Room of the Day: Hello, Yellow!
http://www.decor-ideas.org 07/21/2015 02:13 Decor Ideas
Architect David Wilson likes natural wood cabinets, but he’s game for anything. When his clients told him they wanted to paint the cabinetry in their new master bathroom a striking yellow, he answered with a plan to make the room even more dramatic. The result is a bathroom with a strong color and aesthetic sense.
Room at a Glance: Bathroom
Who lives here: A couple with 2 children
Location: Berkeley, California
Size: 90 square feet (8.36 square meters)
The bathroom lives in a bungalow David Stark Wilson (principal at WA Design Architects) remodeled. He designed an addition that gave his clients a new master bedroom and this bath.
The project was well underway when the clients told him they’d like to paint their cabinets yellow — and not a pale, watery pastel shade of lemonade, but a bold hue.
“They are world travelers,” Wilson says. “And this is the kind of yellow that you’d find in a hot, sunny Latin American climate.”
Wilson, never one to shrink from a color request, was concerned that painted cabinetry in the room would look a little flat. So he answered the request by shuffling the deck. He rearranged the wall cabinets in a way he likens to a Mondrian painting.
“We are really inclusive of our clients’ desires,” he says. “I like to see a wood grain in cabinets, but instead of holding on to that idea, I created a new composition.”
That composition turns the idea of a row of boxes on its head. Wilson installed a collage of skinny, wide, shallow and deep cubbies, each one sized to something the owners needed to store. “We are in the habit of treating our cabinetry like furniture,” Wilson says. “In this case, it’s sculpture.”

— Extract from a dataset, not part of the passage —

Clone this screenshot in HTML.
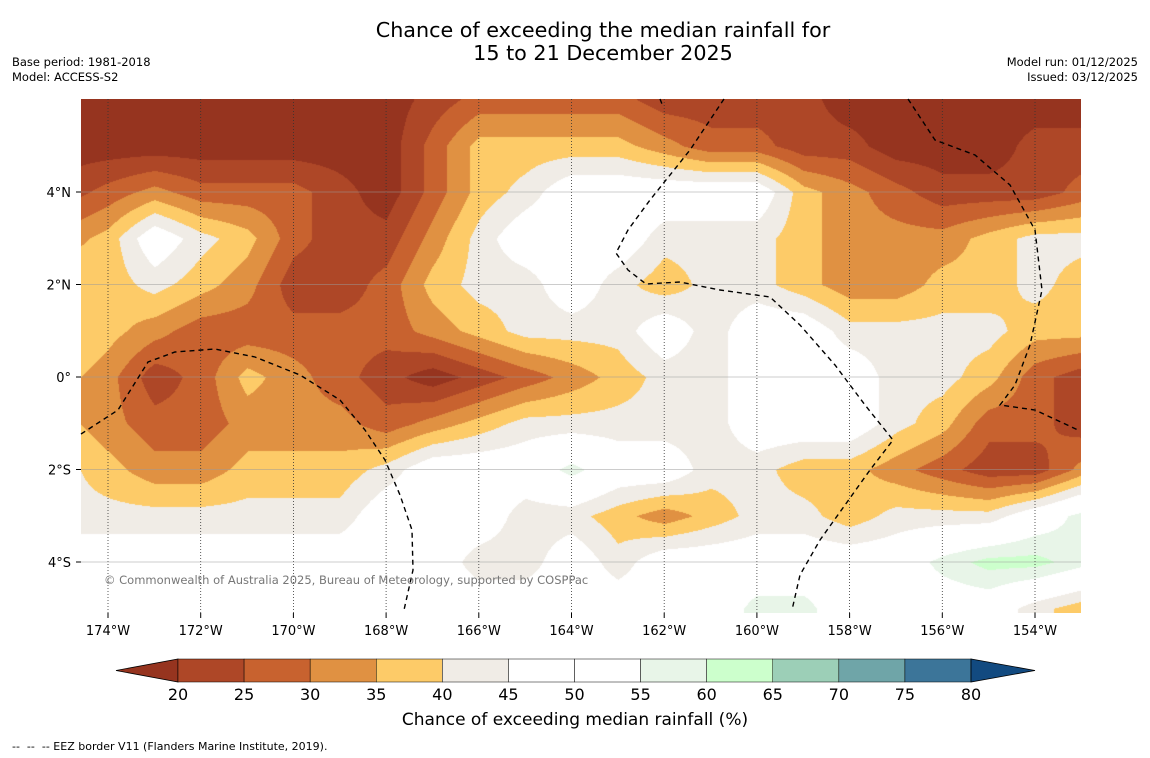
<!DOCTYPE html>
<html><head><meta charset="utf-8">
<style>
body{margin:0;background:#fff;width:1150px;height:758px;overflow:hidden;font-family:"DejaVu Sans","Liberation Sans",sans-serif;position:relative}
.t{position:absolute;color:#000}
</style></head><body>
<div class="t" style="left:0;width:1206px;top:19px;text-align:center;font-size:20.7px;line-height:23px">Chance of exceeding the median rainfall for<br>15 to 21 December 2025</div>
<div class="t" style="left:12px;top:55px;font-size:11.5px;line-height:15px">Base period: 1981-2018<br>Model: ACCESS-S2</div>
<div class="t" style="right:12px;top:55px;font-size:11.5px;line-height:15px;text-align:right">Model run: 01/12/2025<br>Issued: 03/12/2025</div>
<canvas id="map" width="1000" height="514" style="position:absolute;left:81px;top:99px"></canvas>
<svg id="ov" width="1150" height="758" style="position:absolute;left:0;top:0"></svg>
<div class="t" style="left:104px;top:573px;font-size:11.5px;color:#777">© Commonwealth of Australia 2025, Bureau of Meteorology, supported by COSPPac</div>
<div class="t" style="left:0;width:1150px;top:710px;text-align:center;font-size:17px">Chance of exceeding median rainfall (%)</div>
<div class="t" style="left:12px;top:740px;font-size:11px">-- &nbsp;-- &nbsp;-- EEZ border V11 (Flanders Marine Institute, 2019).</div>
<script>
const lons=[-175,-174,-173,-172,-171,-170,-169,-168,-167,-166,-165,-164,-163,-162,-161,-160,-159,-158,-157,-156,-155,-154,-153];
const lats=[6,5,4,3,2,1,0,-1,-2,-3,-4,-5,-6];
const row6=[17,17,17,17,17,17,17,17,22,27,27,27,27,22,22,22,22,17,17,17,17,17,17];
const row5=[17,17,17,17,17,17,17,17,27,37,37,37,37,32,27,27,22,22,17,17,17,22,22];
const row4=[22,27,32,27,27,27,22,17,27,37,42,50,50,50,50,50,37,32,27,22,22,22,27];
const row3=[32,37,50,42,37,27,22,22,32,42,50,50,50,42,42,42,37,32,32,32,37,42,42];
const row2=[42,37,42,37,32,22,22,27,37,42,42,50,42,37,42,42,37,32,32,37,37,42,37];
const row1=[42,37,32,27,27,27,27,27,32,37,42,42,42,50,42,50,50,42,42,42,42,37,37];
const row0=[37,32,22,27,37,32,27,22,17,22,27,32,37,42,42,50,50,50,42,42,37,27,22];
const rowS1=[37,32,27,27,32,32,32,27,32,37,42,42,42,42,42,50,50,50,42,37,27,27,22];
const rowS2=[42,37,32,32,37,37,37,42,50,50,50,57,50,50,42,42,37,37,32,27,22,22,32];
const rowS3=[42,42,42,42,42,42,42,50,50,50,42,42,37,32,37,42,42,37,42,42,42,50,57];
const rowS4=[50,50,50,50,50,50,50,50,50,42,42,50,42,50,50,50,50,50,50,57,62,62,57];
const rowS5=[50,50,50,50,50,50,50,50,50,50,50,50,50,50,50,57,57,50,50,50,50,42,37];
const rowS6=[50,50,50,50,50,50,50,50,50,50,50,50,50,50,50,57,57,50,50,50,50,42,37];
const grid=[row6,row5,row4,row3,row2,row1,row0,rowS1,rowS2,rowS3,rowS4,rowS5,rowS6];
const levels=[20,25,30,35,40,45,50,55,60,65,70,75,80];
const colors=["#96341f","#ae4727","#c8622f","#e09142","#fdcb68","#f0ece6","#ffffff","#ffffff","#e8f5e8","#ccffcc","#9ccfb7","#6fa5a8","#3c7599","#124a80"];
const tickLons=[-174,-172,-170,-168,-166,-164,-162,-160,-158,-156,-154];
const tickLats=[4,2,0,-2,-4];
const X=lon=>108+(lon+174)*46.35;
const Y=lat=>377-lat*46.25;
function hex(c){return[parseInt(c.substr(1,2),16),parseInt(c.substr(3,2),16),parseInt(c.substr(5,2),16)]}
const rgb=colors.map(hex);
const cv=document.getElementById('map'),ctx=cv.getContext('2d');
const W=1000,H=514;
const img=ctx.createImageData(W,H);
for(let py=0;py<H;py++){
 const lat=(377-(py+99))/46.25;
 let fi=(lats[0]-lat);fi=Math.max(0,Math.min(lats.length-1.001,fi));const i=Math.floor(fi),ti=fi-i;
 for(let px=0;px<W;px++){
  const lon=(px+81-108)/46.35-174;
  let fj=lon-lons[0];fj=Math.max(0,Math.min(lons.length-1.001,fj));const j=Math.floor(fj),tj=fj-j;
  const v=(grid[i][j]*(1-tj)+grid[i][j+1]*tj)*(1-ti)+(grid[i+1][j]*(1-tj)+grid[i+1][j+1]*tj)*ti;
  let k=0;while(k<levels.length&&v>=levels[k])k++;
  const c=rgb[k],o=(py*W+px)*4;
  img.data[o]=c[0];img.data[o+1]=c[1];img.data[o+2]=c[2];img.data[o+3]=255;
 }
}
ctx.putImageData(img,0,0);
const ov=document.getElementById('ov');const NS='http://www.w3.org/2000/svg';
const FF='DejaVu Sans, Liberation Sans, sans-serif';
function mk(t,a,p){const e=document.createElementNS(NS,t);for(const k in a)e.setAttribute(k,a[k]);(p||ov).appendChild(e);return e}
tickLons.forEach(l=>{
 const ln=mk('line',{x1:X(l),x2:X(l),y1:99,y2:613,stroke:'#333','stroke-width':0.8,'stroke-dasharray':'1,2'});
 
 
 mk('line',{x1:X(l),x2:X(l),y1:613,y2:618,stroke:'#000'});
 const t=mk('text',{x:X(l),y:635,'text-anchor':'middle','font-size':13,'font-family':FF});t.textContent=Math.abs(l)+'°W';
 
 
});
tickLats.forEach(l=>{
 const ln=mk('line',{x1:81,x2:1081,y1:Y(l),y2:Y(l),stroke:'#999','stroke-width':0.6});
 
 
 mk('line',{x1:76,x2:81,y1:Y(l),y2:Y(l),stroke:'#000'});
 const t=mk('text',{x:71,y:Y(l)+5,'text-anchor':'end','font-size':13,'font-family':FF});t.textContent=l==0?'0°':Math.abs(l)+'°'+(l>0?'N':'S');
 
 
});
const eez=["M81,434 L118,410 L148,362 L175,352 L215,349 L255,357 L300,375 L340,400 L365,430 L385,460 L400,495 L412,530 L413,570 L404,610",
"M660,99 L662,104","M724,99 L690,150 L650,200 L628,230 L616,253 L628,270 L646,284 L680,282 L720,290 L770,297 L800,325 L835,365 L865,405 L893,440 L870,470 L845,505 L820,540 L800,575 L792,610",
"M908,99 L935,140 L975,155 L1010,185 L1035,230 L1042,290 L1030,345 L1015,385 L1000,405 L1035,410 L1078,430"];
eez.forEach(d=>{const p=mk('path',{d:d,fill:'none',stroke:'#000','stroke-width':1.4,'stroke-dasharray':'5,4'});
 
 });
const cb=mk('g',{});
const x0=178,w=(971-178)/12;
mk('polygon',{points:`116,670.5 ${x0},659 ${x0},682`,fill:colors[0],stroke:'#000','stroke-width':0.8},cb);
for(let i=0;i<12;i++){mk('rect',{x:x0+i*w,y:659,width:w,height:23,fill:colors[i+1],stroke:'#000','stroke-width':0.5},cb);}
mk('polygon',{points:`971,659 971,682 1035,670.5`,fill:colors[13],stroke:'#000','stroke-width':0.8},cb);
levels.forEach((l,i)=>{const t=mk('text',{x:x0+i*w,y:700,'text-anchor':'middle','font-size':16,'font-family':FF},cb);t.textContent=l;
 
 });
</script>
</body></html>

The yellow is a custom hue developed by the architects. When forced to put a name to it, Wilson says it’s bright yellow with a tint of green. “It’s complex,” he says.
The gray floor tile had already been selected, but once yellow was added to the mix, Wilson started experimenting with bold wall colors to stand up to the cabinet color. “It spiraled out of control a bit when I did that,” he says. “We came up with pure white with a touch of cream to help ground the yellow. In this case, it was best to keep the background simple.”
The quartz countertops are bright white with a gray fleck. The architect chose to have the sinks crafted from the same material. “We did this [integral sinks] with concrete for years,” Wilson says. “More recently, we’ve been able to do it with quartz. I love the way it looks; it looks like a single piece of material that’s been carved out.”
Countertop: Caesarstone
The clients chose the polished river rock knobs for their look and for their floor-matching color.
Wilson notes that the floor tile was chosen months before the idea of yellow cabinets rose like the sun. “In my experience, it’s very rare to select every color exactly as it is going to be before construction starts,” he says. “Sometimes it pays to be a little flexible and make subtle changes.”